Royal family set to attend VE Day service of thanksgiving
The Royal Family will join around 1,000 military veterans at Westminster Abbey for a special service to mark the 70th anniversary of VE Day.
The Queen, Duke of Edinburgh, Prince of Wales and other senior royals will attend the service of thanksgiving at 11am to remember those who sacrificed their lives during the Second World War.
Prime Minister David Cameron will also attend, along with members of the Armed Forces and representatives of the Allied nations and Commonwealth countries that fought alongside Britain.
The service will be led by the Dean of Westminster, the Very Rev Dr John Hall, while the Archbishop of Canterbury The Most Rev Justin Welby will give an address.

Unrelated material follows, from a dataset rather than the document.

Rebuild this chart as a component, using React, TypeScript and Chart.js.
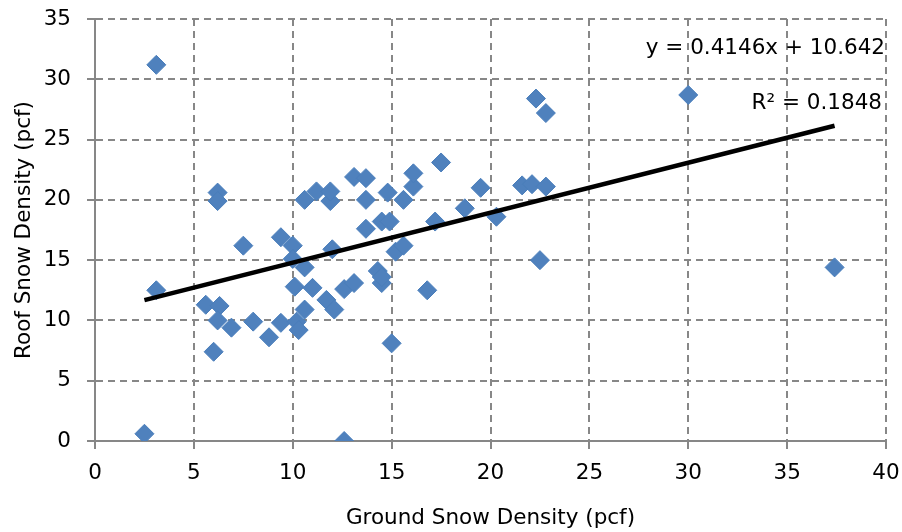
import React, { useEffect, useRef } from "react";
import { Chart, registerables } from "chart.js";

Chart.register(...registerables);

// Ground snow density (pcf) – x values
const groundDensity = [
  3.1, 3.1, 2.5, 6.2, 6.2, 7.5, 5.6, 6.3, 6.2, 6.9,
  6.0, 8.0, 8.8, 9.4, 9.4, 10.0, 10.0, 10.1, 10.2, 10.3,
  10.6, 10.6, 10.6, 11.0, 11.2, 11.9, 11.9, 11.7, 12.0, 12.1,
  12.6, 12.6, 13.1, 13.1, 13.7, 13.7, 13.7, 14.3, 14.5, 14.5,
  14.8, 14.9, 15.0, 15.2, 15.6, 15.6, 16.1, 16.1, 16.8, 17.2,
  17.5, 18.7, 19.5, 20.3, 21.6, 22.1, 22.8, 22.3, 22.8, 22.5,
  30.0, 37.4, 14.5,
];

// Roof snow density (pcf) – y values
const roofDensity = [
  31.2, 12.5, 0.6, 20.6, 19.9, 16.2, 11.3, 11.2, 10.0, 9.4,
  7.4, 9.9, 8.6, 9.8, 16.9, 16.2, 15.1, 12.8, 9.9, 9.2,
  14.4, 10.9, 20.0, 12.7, 20.7, 19.9, 20.7, 11.7, 15.9, 10.9,
  12.6, 0.0, 13.1, 21.9, 21.8, 20.0, 17.6, 14.1, 13.1, 18.2,
  20.6, 18.2, 8.1, 15.7, 16.2, 20.0, 21.1, 22.2, 12.5, 18.2,
  23.1, 19.3, 21.0, 18.6, 21.2, 21.3, 21.1, 28.4, 27.2, 15.0,
  28.7, 14.4, 13.6,
];

// Linear trendline end points
const trendX = [2.5, 37.4];
const trendY = [11.68, 26.15];

const xTicks = [0, 5, 10, 15, 20, 25, 30, 35, 40];
const yTicks = [0, 5, 10, 15, 20, 25, 30, 35];

const xTitle = "Ground Snow Density (pcf)";
const yTitle = "Roof Snow Density (pcf)";
const equationLabel = "y = 0.4146x + 10.642";
const r2Label = "R² = 0.1848";

const FONT = "'DejaVu Sans'";
const FONT_SIZE = 21.5;
const GRID = "#878787";

const trendLabelPlugin = {
  id: "trendLabel",
  afterDatasetsDraw(chart: any) {
    const { ctx, chartArea } = chart;
    ctx.save();
    ctx.font = `${FONT_SIZE}px ${FONT}`;
    ctx.fillStyle = "#000";
    ctx.textAlign = "right";
    ctx.textBaseline = "middle";
    ctx.fillText(equationLabel, chartArea.right - 1, chartArea.top + 29);
    ctx.fillText(r2Label, chartArea.right - 4, chartArea.top + 84);
    ctx.restore();
  },
};

export default function App() {
  const canvasRef = useRef<HTMLCanvasElement | null>(null);

  useEffect(() => {
    document.body.style.margin = "0";
    const canvas = canvasRef.current;
    if (!canvas) return;

    const points = groundDensity.map((x, i) => ({ x, y: roofDensity[i] }));
    const trend = trendX.map((x, i) => ({ x, y: trendY[i] }));

    const axisCommon = (ticks: number[]) => ({
      type: "linear" as const,
      afterBuildTicks: (scale: any) => {
        scale.ticks = ticks.map((v) => ({ value: v }));
      },
      grid: {
        color: GRID,
        lineWidth: 2,
        tickLength: 8,
        tickColor: GRID,
        tickWidth: 2,
      },
      border: {
        display: true,
        color: GRID,
        width: 2,
        dash: [7, 5],
      },
    });

    const chart = new Chart(canvas, {
      type: "scatter",
      data: {
        datasets: [
          {
            label: "Trend",
            data: trend,
            showLine: true,
            borderColor: "#000",
            borderWidth: 4.5,
            pointRadius: 0,
            fill: false,
          } as any,
          {
            label: "Data",
            data: points,
            pointStyle: "rectRot",
            pointRadius: 9.5,
            backgroundColor: "#4F81BD",
            borderColor: "#4A7EBB",
            borderWidth: 1,
          },
        ],
      },
      options: {
        animation: false,
        responsive: false,
        maintainAspectRatio: false,
        layout: { autoPadding: false, padding: { top: 19, right: 16, left: 0, bottom: 0 } },
        plugins: {
          legend: { display: false },
          tooltip: { enabled: false },
        },
        scales: {
          x: {
            ...axisCommon(xTicks),
            position: "bottom",
            min: 0,
            max: 40,
            afterFit: (scale: any) => {
              scale.height = 91;
              scale.paddingLeft = 0;
              scale.paddingRight = 0;
            },
            ticks: {
              color: "#000",
              font: { family: FONT, size: FONT_SIZE },
              padding: 12,
              maxRotation: 0,
            },
            title: {
              display: true,
              text: xTitle,
              color: "#000",
              font: { family: FONT, size: FONT_SIZE },
              padding: { top: 0, bottom: 1 },
            },
          },
          y: {
            ...axisCommon(yTicks),
            position: "left",
            min: 0,
            max: 35,
            afterFit: (scale: any) => {
              scale.width = 95;
              scale.paddingTop = 0;
              scale.paddingBottom = 0;
            },
            ticks: {
              color: "#000",
              font: { family: FONT, size: FONT_SIZE },
              padding: 16,
            },
            title: {
              display: true,
              text: yTitle,
              color: "#000",
              font: { family: FONT, size: FONT_SIZE },
              padding: { top: 12, bottom: 0 },
            },
          },
        },
      } as any,
      plugins: [trendLabelPlugin],
    });

    return () => chart.destroy();
  }, []);

  return (
    <div style={{ position: "absolute", left: 0, top: 0, width: 902, height: 532 }}>
      <canvas ref={canvasRef} width={902} height={532} style={{ display: "block" }} />
    </div>
  );
}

Later, a parade of bands, veterans and current servicemen and women will make their way from the abbey along Whitehall - past the balcony where Winston Churchill made a historic speech before vast crowds - before a reception for veterans in St James's Park hosted by the Royal British Legion, where there will also be vehicles from the 1940s.
In the afternoon, there will be a fly-past over central London by the Red Arrows, following a fly-by of aircraft that helped Britain and her Allies win the war - the Lancaster bomber and Spitfire and Hurricane fighters.
Today is the final day of events being held to mark the VE Day anniversary, 70 years after the announcement that Germany had offered the unconditional surrender to the Allies that led to the end of the war in Europe on May 8th, 1945.